Elsewhere, ‘Ushered By Charon’ explores even more pneumatics and classic death vocals in tandem, on a ferocious five minute workout that’s more of an endurance, and ‘Planes Divide’ shares another slab of technical death, but it’s nice to hear a couple of bridges working some extreme thrash and an intro that, bizarrely, comes across like a riff from Iron Maiden’s ‘Powerslave’ LP put through the mangle. In closing, ‘Departing Alcheron’ offers plenty more death metal tropes, but those keeping a closer ear will certainly be impressed by a few of the stranger noises coming from Calder’s guitar between the intensive pneumatics, whilst a more casual listener might feel rather more drawn to the track’s slower, heavier intro, where the strains of early Slayer can be found doing some very heavy lifting…

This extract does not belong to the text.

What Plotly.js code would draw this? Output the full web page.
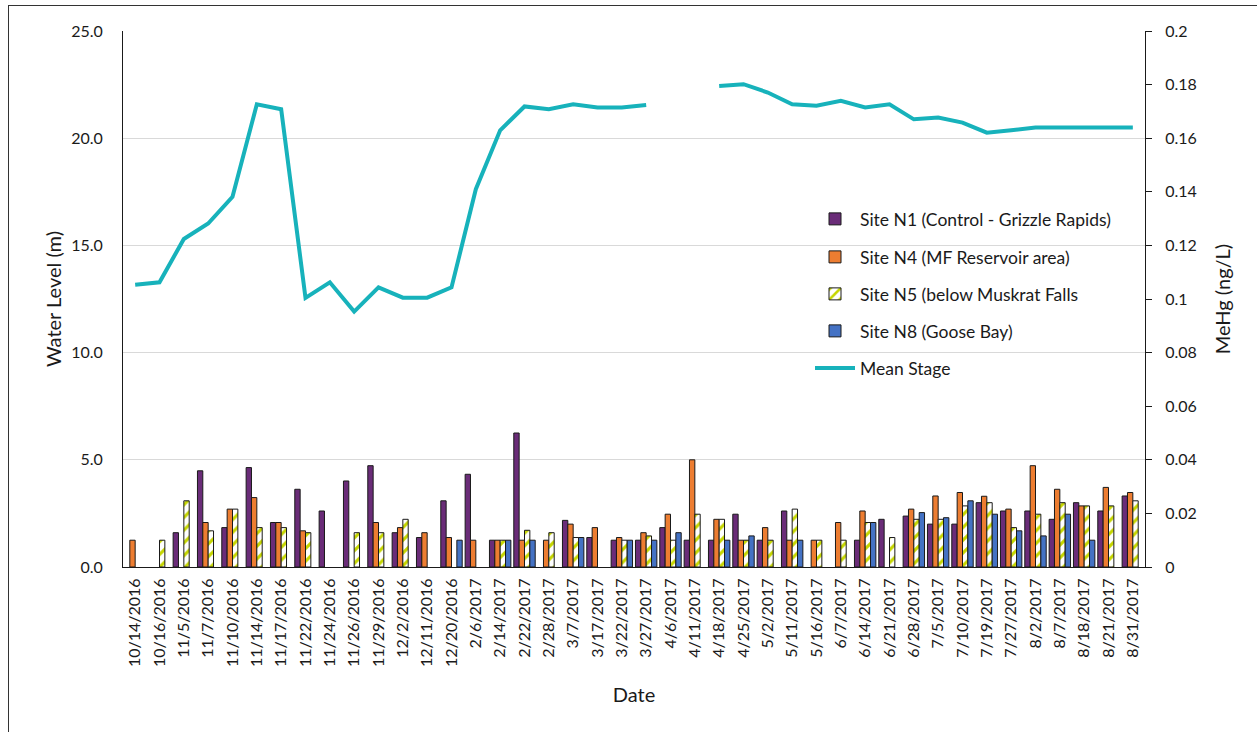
<!DOCTYPE html>
<html>
<head>
<meta charset="utf-8">
<script src="https://cdn.plot.ly/plotly-3.0.1.min.js"></script>
<style>
  html, body { margin: 0; padding: 0; background: #fff; }
  #chart { width: 1257px; height: 732px; }
  #frame { position: absolute; left: 8px; top: 5px; width: 1260px; height: 740px;
           border-left: 1px solid #333; border-top: 1px solid #333; pointer-events: none; }
</style>
</head>
<body>
<div id="chart"></div>
<div id="frame"></div>
<script>
const dates = ["10/14/2016","10/16/2016","11/5/2016","11/7/2016","11/10/2016","11/14/2016","11/17/2016",
  "11/22/2016","11/24/2016","11/26/2016","11/29/2016","12/2/2016","12/11/2016","12/20/2016","2/6/2017",
  "2/14/2017","2/22/2017","2/28/2017","3/7/2017","3/17/2017","3/22/2017","3/27/2017","4/6/2017",
  "4/11/2017","4/18/2017","4/25/2017","5/2/2017","5/11/2017","5/16/2017","6/7/2017","6/14/2017",
  "6/21/2017","6/28/2017","7/5/2017","7/10/2017","7/19/2017","7/27/2017","8/2/2017","8/7/2017",
  "8/18/2017","8/21/2017","8/31/2017"];

// Mean stage, water level (m)
const meanStage = [13.17,13.28,15.30,16.02,17.27,21.58,21.35,12.55,13.28,11.91,13.04,12.56,12.56,13.04,
  17.62,20.37,21.48,21.35,21.58,21.43,21.43,21.55,null,null,22.44,22.52,22.13,21.58,21.51,21.74,21.43,
  21.58,20.88,20.96,20.73,20.26,20.37,20.50,20.50,20.50,20.50,20.50];

// MeHg (ng/L)
const siteN1 = [null,null,0.0128,0.0359,0.0147,0.0371,0.0166,0.029,0.0209,0.0321,0.0378,0.0128,0.011,
  0.0247,0.0346,0.01,0.05,null,0.0174,0.011,0.01,0.01,0.0147,0.01,0.01,0.0197,0.01,0.0209,null,null,
  0.01,0.0178,0.019,0.016,0.016,0.024,0.0209,0.0209,0.0178,0.024,0.0209,0.0265];
const siteN4 = [0.01,null,null,0.0166,0.0216,0.0259,0.0166,0.0135,null,null,0.0166,0.0147,0.0128,0.011,
  0.01,0.01,0.01,0.01,0.016,0.0147,0.011,0.0128,0.0197,0.04,0.0178,0.01,0.0147,0.01,0.01,0.0166,
  0.0209,null,0.0216,0.0265,0.0278,0.0264,0.0216,0.0378,0.029,0.0228,0.0297,0.0278];
const siteN5 = [null,0.01,0.0247,0.0135,0.0216,0.0147,0.0147,0.0128,null,0.0128,0.0128,0.0178,null,null,
  null,0.01,0.0137,0.0128,0.011,null,0.01,0.0116,0.01,0.0197,0.0178,0.01,0.01,0.0216,0.01,0.01,
  0.0166,0.011,0.0178,0.0178,0.0228,0.024,0.0147,0.0197,0.024,0.0228,0.0228,0.0247];
const siteN8 = [null,null,null,null,null,null,null,null,null,null,null,null,null,0.01,null,0.01,0.01,null,
  0.011,null,0.01,0.01,0.0128,null,0.01,0.0116,null,0.01,null,null,0.0166,null,0.0203,0.0184,0.0247,
  0.0197,0.0135,0.0116,0.0197,0.01,null,null];

const leftTicks = [0,5,10,15,20,25];
const rightTickVals = [0,0.02,0.04,0.06,0.08,0.1,0.12,0.14,0.16,0.18,0.2];
const rightTickText = ["0","0.02","0.04","0.06","0.08","0.1","0.12","0.14","0.16","0.18","0.2"];

const FONT = "Lato, 'Liberation Sans', sans-serif";
const TXT = "#1a1a1a";
const outline = {color: "#1a1a1a", width: 1};

const traces = [
  {type: "bar", name: "Site N1 (Control - Grizzle Rapids)", x: dates, y: siteN1, yaxis: "y2",
   marker: {color: "#6a2c78", line: outline}, legend: "legend"},
  {type: "bar", name: "Site N4 (MF Reservoir area)", x: dates, y: siteN4, yaxis: "y2",
   marker: {color: "#ed7d31", line: outline}, legend: "legend2"},
  {type: "bar", name: "Site N5 (below Muskrat Falls", x: dates, y: siteN5, yaxis: "y2",
   marker: {color: "#ffffff", line: outline,
            pattern: {shape: "/", fgcolor: "#c5d600", bgcolor: "#ffffff", size: 9, solidity: 0.35}},
   legend: "legend3"},
  {type: "bar", name: "Site N8 (Goose Bay)", x: dates, y: siteN8, yaxis: "y2",
   marker: {color: "#4472c4", line: outline}, legend: "legend4"},
  {type: "scatter", mode: "lines", name: "Mean Stage", x: dates, y: meanStage, yaxis: "y",
   line: {color: "#17b2bb", width: 4}, connectgaps: false, legend: "legend5"}
];

const L = 123, R = 1145, T = 31, B = 567;
function lx(px) { return (px - L) / (R - L); }
function ly(py) { return (B - py) / (B - T); }
function leg(py) {
  return {x: lx(810), y: ly(py), xanchor: "left", yanchor: "middle", bgcolor: "rgba(0,0,0,0)",
          font: {family: FONT, size: 17.5, color: TXT}, itemwidth: 40};
}

const layout = {
  width: 1257, height: 732,
  margin: {l: L, r: 1257 - R, t: T, b: 732 - B},
  paper_bgcolor: "#ffffff", plot_bgcolor: "#ffffff",
  font: {family: FONT, size: 16, color: TXT},
  barmode: "group", bargap: 0.12, bargroupgap: 0,
  showlegend: true,
  legend: leg(219), legend2: leg(257), legend3: leg(294), legend4: leg(331), legend5: leg(368),
  xaxis: {type: "category", showline: true, linecolor: "#1a1a1a", linewidth: 1, ticks: "",
          tickangle: -90, tickfont: {family: FONT, size: 16, color: TXT}, showgrid: false,
          automargin: false, ticklabelstandoff: 4,
          title: {text: "Date", font: {family: FONT, size: 20, color: TXT}, standoff: 21}},
  yaxis: {range: [0, 25], tickvals: leftTicks, tickformat: ".1f", showline: true, linecolor: "#1a1a1a",
          linewidth: 1, ticks: "", showgrid: true, gridcolor: "#d9d9d9", gridwidth: 1, zeroline: false,
          tickfont: {family: FONT, size: 16, color: TXT}, automargin: false, ticklabelstandoff: 16,
          title: {text: "Water Level (m)", font: {family: FONT, size: 20, color: TXT}, standoff: 4}},
  yaxis2: {range: [0, 0.2], overlaying: "y", side: "right", tickvals: rightTickVals, ticktext: rightTickText,
           showline: true, linecolor: "#1a1a1a", linewidth: 1, ticks: "outside", ticklen: 6,
           tickcolor: "#1a1a1a", showgrid: false, zeroline: false, automargin: false, ticklabelstandoff: 10,
           tickfont: {family: FONT, size: 16, color: TXT},
           title: {text: "MeHg (ng/L)", font: {family: FONT, size: 20, color: TXT}, standoff: 20}}
};

Plotly.newPlot("chart", traces, layout, {displayModeBar: false, staticPlot: true});
</script>
</body>
</html>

In the band’s own words, this album is “an infernal symphony of brutality and precision…a testament to the raw power and intricate craftsmanship that defines death metal”, and honestly, it’s very hard to argue with that. When ‘Awaken The Ancients’ really hits its mark, it does so with such immense power, it’s genuinely impressive. Even when it comes closer to going through the death metal motions, the band’s sheer tightness and love for the genre is more than obvious. Even with a couple of forays into progressive death, this is a slab of high density, very technical death metal that fans will love. It stands no chance of appealing to anyone else, but then again, Hatred Reigns probably would expect that to be the case. In aiming squarely at their target audience, they deliver a superb album that knows exactly what it is. It’s hard going in places, but in genre terms, you’d be hard pressed to find a much better record.